El lector atento habrá observado que en este relato no ha aparecido el llamado “preembrión”. La razón es que se trata de un concepto sin contenido biológico, un término acuñado por razones “legales” (ya dije que el interés de todo esto va más allá de lo puramente biológico) que pretende dar a la fase preimplantatoria una individualidad propia que en realidad no existe: el embrión es siempre el mismo ser en una evolución constante y paulatina, cuyas etapas se suceden sin cambios bruscos, como ocurre en el tránsito del niño al anciano. Términos como “cigoto”, “mórula” o “blastocisto” no son más que designaciones de las distintas formas que va adoptando en sus distintas fases la vida humana, lo mismo que "embrión", "feto", "niño", "joven", "adulto" y "viejo".

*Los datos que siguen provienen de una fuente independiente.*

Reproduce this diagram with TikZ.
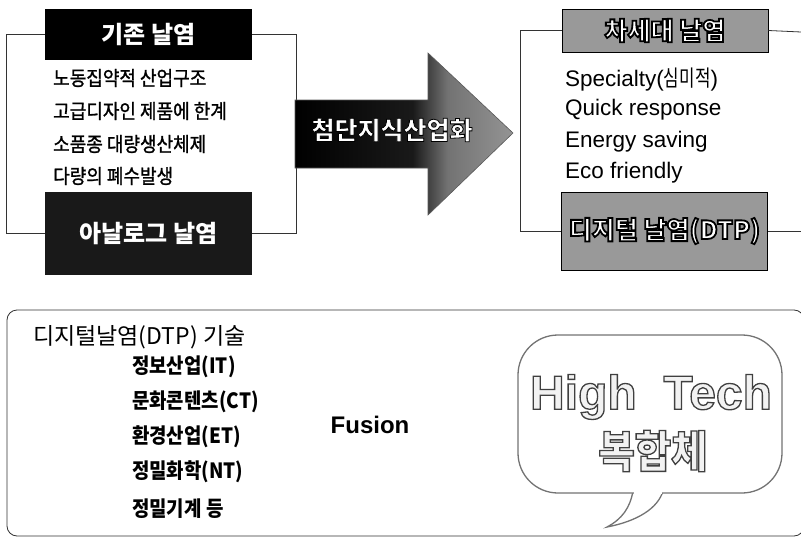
\documentclass[tikz,border=0pt]{standalone}
\usepackage{fontspec}
\setmainfont{Liberation Sans}
\newfontfamily\kr[FakeStretch=0.9]{Noto Sans CJK KR}
\newfontfamily\krm[FakeStretch=0.9, FakeBold=1.2]{Noto Sans CJK KR}
\newfontfamily\krw{Noto Sans CJK KR}
\newfontfamily\krn[FakeStretch=0.75]{Noto Sans CJK KR}
\newcommand\hollow[3]{\special{pdf:literal direct 2 Tr #1 w #2 G}#3\special{pdf:literal direct 0 Tr}}
\pgfdeclarehorizontalshading{arrsh}{100bp}{color(0bp)=(black); color(25bp)=(black); color(52bp)=(black!90); color(60bp)=(black!55); color(75bp)=(black!42); color(100bp)=(black!42)}
\begin{document}
\begin{tikzpicture}[x=1pt,y=-1pt,
  frame/.style={draw=black!80, line width=0.8pt},
  darkbox/.style={fill=black, inner sep=0, minimum width=207, text=white,
    font=\krw\bfseries\fontsize{24}{28}\selectfont},
  graybox/.style={fill=black!40, draw=black, line width=0.9pt, inner sep=0, minimum width=206,
    text=white, font=\krw\bfseries\fontsize{25}{28}\selectfont},
  listkr/.style={anchor=west, inner sep=0, font=\krm\fontsize{20}{24}\selectfont},
  listen/.style={anchor=west, inner sep=0, font=\fontsize{22.5}{26}\selectfont},
  itemkr/.style={anchor=west, inner sep=0, font=\kr\bfseries\fontsize{21}{24}\selectfont},
  bubbleline/.style={draw=black!55, line width=1.3pt}]
\useasboundingbox (0,0) rectangle (801,538);
\clip (0,0) rectangle (801,538);

% ---- left group
\node[darkbox, minimum height=51] (kijon) at (148.5,34.5) {기존 날염};
\node[darkbox, fill=black!90, minimum height=83] (analog) at (148.5,233.5) {아날로그 날염};
\draw[frame] (kijon.west) -- ++(-38,0) |- (analog.west);
\draw[frame] (kijon.east) -- ++(44,0) |- (analog.east);
\node[listkr] (l1) at (53,78) {노동집약적 산업구조};
\node[listkr] (l2) at (53,111) {고급디자인 제품에 한계};
\node[listkr] (l3) at (53,144) {소품종 대량생산체제};
\node[listkr] (l4) at (53,176) {다량의 폐수발생};

% ---- big arrow
\path[shading=arrsh, draw=black!65, line width=0.6pt]
  (295,100) -- (428,100) -- (428,53) -- (513,133) -- (428,215) -- (428,168) -- (295,168) -- cycle;
\node[inner sep=0, text=white, font=\krw\bfseries\fontsize{25}{28}\selectfont] (arrtext) at (392,130)
  {\hollow{0.8}{0}{첨단지식산업화}};

% ---- right group
\node[graybox, minimum height=43] (chase) at (665,30.5) {\hollow{1.8}{0}{차세대 날염}};
\node[graybox, minimum height=78] (dtp) at (664.5,231) {\hollow{1.8}{0}{디지털 날염(DTP)}};
\coordinate (rtop) at (801,32);
\coordinate (rbot) at (801,231);
\draw[frame] (chase.west) -- ++(-41,0) |- (dtp.west);
\draw[frame] (chase.east) -- (rtop);
\draw[frame] (dtp.east) -- (rbot);
\node[listen] (r1) at (565,80) {Specialty({\krn 심미적})};
\node[listen] (r2) at (565,110) {Quick response};
\node[listen] (r3) at (565,142) {Energy saving};
\node[listen] (r4) at (565,173) {Eco friendly};

% ---- bottom panel
\draw[frame, rounded corners=10] (7,310) rectangle (804,536);
\node[anchor=west, inner sep=0, font=\krw\fontsize{23}{26}\selectfont] (title) at (33,337) {디지털날염(DTP) 기술};
\node[itemkr] (i1) at (132,367) {정보산업(IT)};
\node[itemkr] (i2) at (132,402) {문화콘텐츠(CT)};
\node[itemkr] (i3) at (132,437) {환경산업(ET)};
\node[itemkr] (i4) at (132,472) {정밀화학(NT)};
\node[itemkr] (i5) at (132,509) {정밀기계 등};
\node[inner sep=0, font=\bfseries\fontsize{24}{28}\selectfont] (fusion) at (370,425) {Fusion};

% ---- speech bubble
\coordinate (tip) at (607,527);
\draw[bubbleline, fill=white] ([xshift=-17]650,491) .. controls (630,508) and (622,519) .. (tip)
  .. controls (638,521) and (658,508) .. ([xshift=13]650,491);
\node[bubbleline, fill=white, rounded corners=40, minimum width=264, minimum height=158, inner sep=0] (bubble) at (650,414) {};
\draw[white, line width=2pt] (634,493) -- (662,493);
\node[inner sep=0, text=black!5, font=\bfseries\fontsize{48}{56}\selectfont] (ht) at (651,397) {\hollow{1.3}{0.25}{High\ \ Tech}};
\node[inner sep=0, text=black!5, font=\kr\bfseries\fontsize{44}{48}\selectfont] (bh) at (653,451) {\hollow{1.3}{0.25}{복합체}};
\end{tikzpicture}
\end{document}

Todos los pasos que hemos visto en el desarrollo del embrión están programados y regidos internamente por su propio ADN. No hay marcha atrás, no hay retorno. La mórula no volverá a ser cigoto, el feto no volverá a ser blastocisto. Y no hay retorno porque tiende a un final pre-establecido, establecido con antelación. El embrión humano está programado y destinado a ser un niño, y lo será si no se interfiere. Pero si se interfiere no se convertirá en embrión de otra especie: simplemente, morirá. Diversos autores han señalado la semejanza que el embrión humano presenta con el embrión de animales como el pollo o el cerdo, por ejemplo. Esa semejanza es aparente: el libro de ruta de cada uno de ellos es absolutamente distinto, como no tarda en ponerse en evidencia. Borges habla de cierta enciclopedia china en la que encontró una clasificación de los animales: “pertenecientes al emperador”, “embalsamados”, “amaestrados”,…; el último grupo era el de los animales “que de lejos parecen moscas”. Puede ser que, de lejos, parezcan moscas, pero sólo hay que acercarse para ver que la realidad es que no lo son. De igual manera, puede ser que, al principio, un embrión humano parezca un embrión de pollo. No nos dejemos engañar: sólo hay que esperar para ver que en realidad es un ser humano.